• [Records to process]:
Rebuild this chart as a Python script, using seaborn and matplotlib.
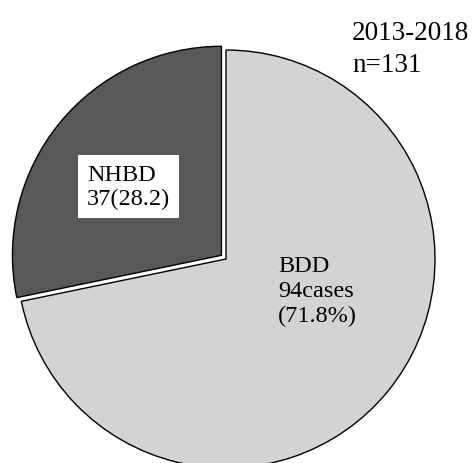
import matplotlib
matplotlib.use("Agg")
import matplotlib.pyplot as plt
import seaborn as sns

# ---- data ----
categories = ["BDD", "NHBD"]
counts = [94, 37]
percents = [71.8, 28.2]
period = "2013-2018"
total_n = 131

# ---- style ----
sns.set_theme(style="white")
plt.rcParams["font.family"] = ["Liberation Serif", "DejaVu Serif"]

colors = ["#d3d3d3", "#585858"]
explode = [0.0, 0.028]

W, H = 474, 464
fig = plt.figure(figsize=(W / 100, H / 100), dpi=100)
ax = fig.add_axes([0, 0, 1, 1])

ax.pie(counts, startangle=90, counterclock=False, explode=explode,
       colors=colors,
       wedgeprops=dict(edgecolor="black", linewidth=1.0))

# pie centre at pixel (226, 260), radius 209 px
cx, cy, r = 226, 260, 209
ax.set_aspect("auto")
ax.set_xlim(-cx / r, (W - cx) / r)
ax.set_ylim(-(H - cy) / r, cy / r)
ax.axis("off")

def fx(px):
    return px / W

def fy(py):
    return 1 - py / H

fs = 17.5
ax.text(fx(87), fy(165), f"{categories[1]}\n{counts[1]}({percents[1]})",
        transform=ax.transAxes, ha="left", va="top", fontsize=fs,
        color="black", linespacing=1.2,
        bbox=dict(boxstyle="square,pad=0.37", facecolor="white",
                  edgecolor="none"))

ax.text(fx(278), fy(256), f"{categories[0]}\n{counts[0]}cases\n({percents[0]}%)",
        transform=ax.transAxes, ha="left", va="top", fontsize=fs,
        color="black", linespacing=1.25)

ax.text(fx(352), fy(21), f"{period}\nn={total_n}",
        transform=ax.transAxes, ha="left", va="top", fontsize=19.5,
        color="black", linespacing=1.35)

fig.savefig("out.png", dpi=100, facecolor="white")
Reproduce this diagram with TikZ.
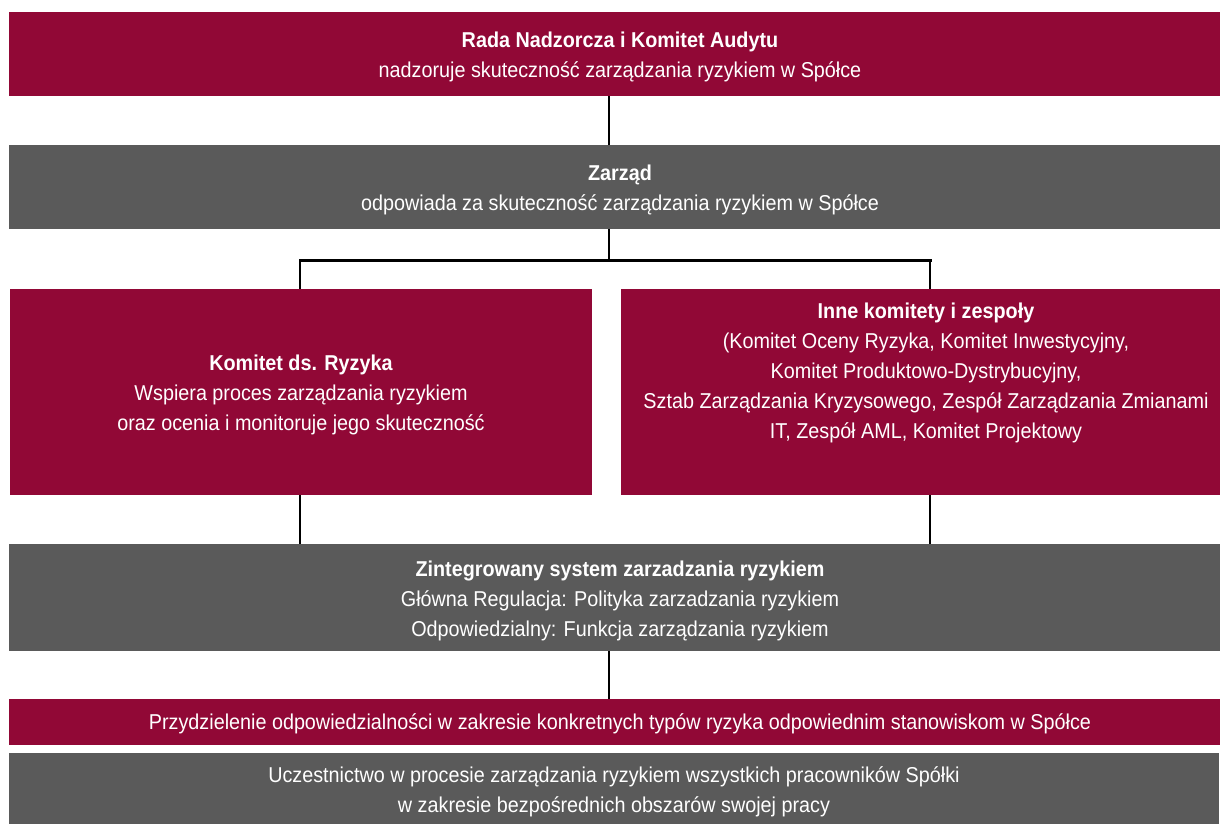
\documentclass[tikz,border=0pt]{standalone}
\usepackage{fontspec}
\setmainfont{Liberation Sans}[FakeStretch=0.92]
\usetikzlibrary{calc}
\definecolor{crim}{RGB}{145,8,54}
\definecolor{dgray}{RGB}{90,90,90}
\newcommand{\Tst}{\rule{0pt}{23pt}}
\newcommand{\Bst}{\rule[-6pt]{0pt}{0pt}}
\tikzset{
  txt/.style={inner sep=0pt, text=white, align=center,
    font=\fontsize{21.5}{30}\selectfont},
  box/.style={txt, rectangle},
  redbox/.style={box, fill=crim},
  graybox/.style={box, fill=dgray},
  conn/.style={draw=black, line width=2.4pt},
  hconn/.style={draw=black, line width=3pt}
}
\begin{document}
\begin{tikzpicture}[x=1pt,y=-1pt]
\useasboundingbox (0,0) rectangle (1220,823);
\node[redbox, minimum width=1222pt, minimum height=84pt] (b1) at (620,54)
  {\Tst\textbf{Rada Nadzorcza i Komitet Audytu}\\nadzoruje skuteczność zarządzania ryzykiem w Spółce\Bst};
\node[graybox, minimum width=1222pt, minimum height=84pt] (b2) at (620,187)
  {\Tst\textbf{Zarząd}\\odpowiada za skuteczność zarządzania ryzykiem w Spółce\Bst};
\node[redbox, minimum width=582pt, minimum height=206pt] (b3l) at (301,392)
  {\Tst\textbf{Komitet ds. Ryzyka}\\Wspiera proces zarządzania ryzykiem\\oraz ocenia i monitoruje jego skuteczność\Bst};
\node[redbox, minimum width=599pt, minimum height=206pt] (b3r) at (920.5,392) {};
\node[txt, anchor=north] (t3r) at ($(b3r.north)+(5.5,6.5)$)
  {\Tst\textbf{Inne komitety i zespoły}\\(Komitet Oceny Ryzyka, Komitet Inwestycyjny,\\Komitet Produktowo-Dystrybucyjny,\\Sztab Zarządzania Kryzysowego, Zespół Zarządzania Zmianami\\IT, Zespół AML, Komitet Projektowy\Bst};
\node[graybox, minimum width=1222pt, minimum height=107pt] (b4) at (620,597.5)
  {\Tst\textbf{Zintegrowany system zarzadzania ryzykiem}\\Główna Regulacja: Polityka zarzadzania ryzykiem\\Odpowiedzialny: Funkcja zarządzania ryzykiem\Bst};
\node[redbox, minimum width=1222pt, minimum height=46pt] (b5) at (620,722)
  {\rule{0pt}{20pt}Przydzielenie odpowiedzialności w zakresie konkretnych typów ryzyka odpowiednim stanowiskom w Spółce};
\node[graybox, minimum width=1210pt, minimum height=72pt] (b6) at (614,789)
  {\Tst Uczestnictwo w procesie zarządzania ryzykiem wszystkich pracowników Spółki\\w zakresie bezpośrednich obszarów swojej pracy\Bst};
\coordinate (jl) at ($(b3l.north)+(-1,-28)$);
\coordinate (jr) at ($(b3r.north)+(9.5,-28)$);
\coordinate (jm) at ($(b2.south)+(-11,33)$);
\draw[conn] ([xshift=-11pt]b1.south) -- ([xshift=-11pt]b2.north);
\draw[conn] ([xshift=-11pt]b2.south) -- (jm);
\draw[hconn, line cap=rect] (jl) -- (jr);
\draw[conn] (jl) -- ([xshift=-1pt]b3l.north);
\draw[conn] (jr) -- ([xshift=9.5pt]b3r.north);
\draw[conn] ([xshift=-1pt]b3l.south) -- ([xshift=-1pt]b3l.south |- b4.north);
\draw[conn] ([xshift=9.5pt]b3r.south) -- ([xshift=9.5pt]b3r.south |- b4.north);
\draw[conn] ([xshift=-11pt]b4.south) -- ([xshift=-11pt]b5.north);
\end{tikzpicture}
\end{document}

• [Exercise requirements]: Pictures are excluded: retype only the lines from the beginning of the listing above through the line with "ax = fig.add_axes([0, 0, 1, 1])", both included.

• [Right answer]:
Rebuild this chart as a Python script, using seaborn and matplotlib.
import matplotlib
matplotlib.use("Agg")
import matplotlib.pyplot as plt
import seaborn as sns

# ---- data ----
categories = ["BDD", "NHBD"]
counts = [94, 37]
percents = [71.8, 28.2]
period = "2013-2018"
total_n = 131

# ---- style ----
sns.set_theme(style="white")
plt.rcParams["font.family"] = ["Liberation Serif", "DejaVu Serif"]

colors = ["#d3d3d3", "#585858"]
explode = [0.0, 0.028]

W, H = 474, 464
fig = plt.figure(figsize=(W / 100, H / 100), dpi=100)
ax = fig.add_axes([0, 0, 1, 1])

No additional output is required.